(Bloomberg) -- The European Central Bank will probably lift interest rates to their peak by September and hold them there at least into next year to ensure inflation retreats back to the 2% target, according to Governing Council member Francois Villeroy de Galhau. 

While the ECB could slow the pace of hikes after a planned 50 basis-point increase in March, it will focus more on how long borrowing costs are kept at restrictive levels, the Bank of France governor said Friday.

This timetable would allow four policy meetings after March to reach the so-called terminal rate, though Villeroy said officials won’t act automatically at each of these opportunities, and could still do so later if circumstances change.

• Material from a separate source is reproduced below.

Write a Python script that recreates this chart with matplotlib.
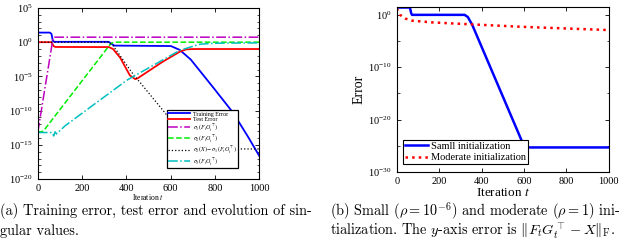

“We’re entering a new phase, a more open, less rapid and longer one,” he said in a speech in Paris. “It’s our duty to recall that the battle against inflation will only be won through perseverance, by keeping interest rates high for as long as necessary. We must be wary of declaring victory too quickly.”

The comments underscore the ECB’s balancing act of trying to signal its monetary-policy trajectory while also taking decisions based on incoming economic data in what it calls a “meeting-by-meeting” approach. Villeroy is also joining other policymakers in stressing that a decisive victory over inflation involves not only raising rates but keeping them elevated.

ECB Executive Board member Isabel Schnabel told Bloomberg this week that investors risk underestimating the persistence of inflation, and the central bank may need to “act more forcefully” if its policy isn’t having an effect.

Markets reacted on Friday to her remarks by boosting their bets for hikes, pricing a 3.75% peak in the deposit rate by the end of the third quarter for the first time, and almost removing all expectations of cuts in 2023.

At 2.5%, the deposit rate is already at a level that restricts rather than stimulates the economy, according to Villeroy. He said the recent moves in hike wagers “may appear excessively volatile.”

The question of lowering borrowing costs is “certainly not for this year,” according to Villeroy. As for identifying the best time to stop raising, a turnaround in the trajectory for underlying inflation will be key, he said. 

“The judgment of the Governing Council will have to be exercised here,”  Villeroy said. 

The French official also advocated a “new predictability” that can shed light on monetary policy in the shorter term, without offering long and unconditional guidance on the path ahead. 

“The main thing is that our future decisions remain dependent above all on economic data,” Villeroy said.